Remedial Reading Comprehension is an experimental short film by Owen Land, produced in 1970.

==Description==
Remedial Reading Comprehension takes the form of an ephemeral or educational film. Land combines found colour footage, a mock television commercial about rice, text from a speed-reading manual, and footage of the director running, with the superimposed words, "This Is A Film About You... Not Its Maker." The speed-reading text is taken from "Pupils into Students," an essay written by Jacques Barzun and published in Teacher in America (1945).

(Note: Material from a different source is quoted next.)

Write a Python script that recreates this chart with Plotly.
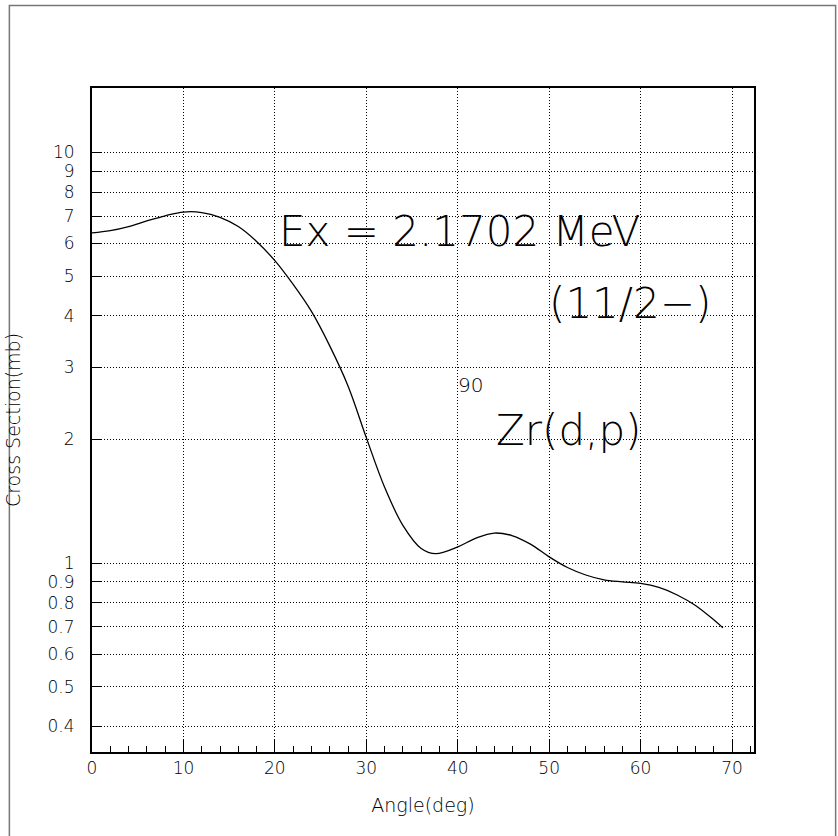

Remedial Reading Comprehension forms part of the structural film movement of the 1960s and 70s, in that it considers "film itself as subject matter, its basic structures rather than its actual physical presence." The film opens with a woman dreaming about an auditorium of people, who are sitting down as though about to watch a movie. In this scene, Land's camera assumes the point of view of the movie screen itself.

==Reception==
Remedial Reading Comprehension is considered a prominent and important work in the structural film movement. Scholar Fred Camper wrote that the film “does not try to build up an illusion of reality, to combine the images together with the kind of spatial or rhythmic continuity that would suggest that one is watching “real” people or objects. It works rather toward the opposite end, to make one aware of the unreality, the created and mechanical nature, of film.” Wheeler Winston Dixon wrote that "the film acts upon us, addressing us, viewing us as we view it, until the film itself becomes a gaze, rather than an object to be gazed upon.” J.D. Connor considered Remedial Reading Comprehension to be an "odd intervention" in the structural film movement, in that it retains "the Romantic interest in dreams and personae" away from which avant-garde cinema had been moving.